Mathematics, a young man’s game

Ulrich Zwingli, On the Upbringing and Education of Youth in Good Manners and Christian Discipline, Part II:

I advise the young man not to despise mathematics (with which we may also reckon music), but he ought not to devote too much time to this subject. It is useful to those who know it and an obstacle to those who do not. But it does not yield any great profit to those who grow old in its service, and they are reduced to wandering from place to place in order not to perish from lack of activity.

This for Uncle Chuck, who has certainly grown old in the service of Mathematics, and has not too recently wandered from OH to MI. Have you had any kind of retirement bash yet? Barb, you should save this quote for such an occasion! (Or maybe embroider it for him…)

4 Responses

  1. I’m amused by the “with which we may also reckon music” in there. After getting an education in music, I certainly found it to require too much “wandering” (i.e. performing hither and thither) to sustain a full-time career. I’m glad I had another path available, but I’ll never regret studying composition… which is indeed “useful to those who know it.”

    • I suppose it depends on what useful means!

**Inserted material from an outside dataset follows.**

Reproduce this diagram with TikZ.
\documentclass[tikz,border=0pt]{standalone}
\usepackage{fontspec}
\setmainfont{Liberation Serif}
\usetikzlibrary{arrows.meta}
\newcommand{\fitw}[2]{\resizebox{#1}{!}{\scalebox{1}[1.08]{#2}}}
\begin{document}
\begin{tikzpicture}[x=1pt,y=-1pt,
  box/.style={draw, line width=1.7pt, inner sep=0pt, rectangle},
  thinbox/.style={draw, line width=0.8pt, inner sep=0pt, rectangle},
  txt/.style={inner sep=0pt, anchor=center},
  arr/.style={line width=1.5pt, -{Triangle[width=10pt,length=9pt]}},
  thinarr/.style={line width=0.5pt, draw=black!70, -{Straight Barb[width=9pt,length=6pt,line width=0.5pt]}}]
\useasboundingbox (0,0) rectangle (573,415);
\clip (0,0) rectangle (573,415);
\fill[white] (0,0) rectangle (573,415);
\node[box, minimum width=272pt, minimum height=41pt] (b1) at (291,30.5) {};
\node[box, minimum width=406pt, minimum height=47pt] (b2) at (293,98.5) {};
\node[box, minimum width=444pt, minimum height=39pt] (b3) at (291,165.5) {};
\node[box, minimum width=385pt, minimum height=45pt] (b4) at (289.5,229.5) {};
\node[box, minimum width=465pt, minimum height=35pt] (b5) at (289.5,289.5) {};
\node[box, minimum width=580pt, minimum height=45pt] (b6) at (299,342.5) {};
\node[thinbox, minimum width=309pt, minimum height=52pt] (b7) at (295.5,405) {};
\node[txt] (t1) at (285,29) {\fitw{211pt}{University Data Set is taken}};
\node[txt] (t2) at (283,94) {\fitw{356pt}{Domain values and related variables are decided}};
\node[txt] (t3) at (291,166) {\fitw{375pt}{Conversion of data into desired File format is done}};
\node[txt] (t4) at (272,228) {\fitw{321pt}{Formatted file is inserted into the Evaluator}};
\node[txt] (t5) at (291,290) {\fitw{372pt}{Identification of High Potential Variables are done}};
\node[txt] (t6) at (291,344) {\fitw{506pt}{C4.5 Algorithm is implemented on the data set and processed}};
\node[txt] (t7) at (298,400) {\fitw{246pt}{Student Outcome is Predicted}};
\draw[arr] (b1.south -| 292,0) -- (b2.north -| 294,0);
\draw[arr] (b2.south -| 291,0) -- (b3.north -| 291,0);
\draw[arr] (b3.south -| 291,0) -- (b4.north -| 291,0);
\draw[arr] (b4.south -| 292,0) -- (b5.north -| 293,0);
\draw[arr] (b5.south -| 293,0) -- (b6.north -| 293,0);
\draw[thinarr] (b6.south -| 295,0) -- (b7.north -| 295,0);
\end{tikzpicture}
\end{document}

      I made my switch, earlier than you, away from music as a major or even minor, when I realized that I hate to practice, and I love to eat!

      • I consider the ability to exhort and uplift the body of Christ through worship to have a great deal of utility!

        Anyway, part of what amused me, of course, is that I began my post-secondary education with the goal of obtaining degrees in *both* music and mathematics. Zwingli would not have approved.

  2. I certainly didn’t do much wandering, spending 36 years in one (very suitable) place. There was a retirement party two years ago but not
    this year for my second.

    Math is “a young man’s game” as most really great new math is done by young mathematicians (now including women in much larger numbers).
    There have been some famous exceptions. (Gauss and Euler come to mind.) Even in my own case I have published more and presented more in the past decade than in all of the previous four, certainly none fitting into the category of either new or great math.

    Music is also a significant pat of my life, although I left it as a possible career when it became clear that a life of teaching junior high kids to play the trumpet was not my cup of tea.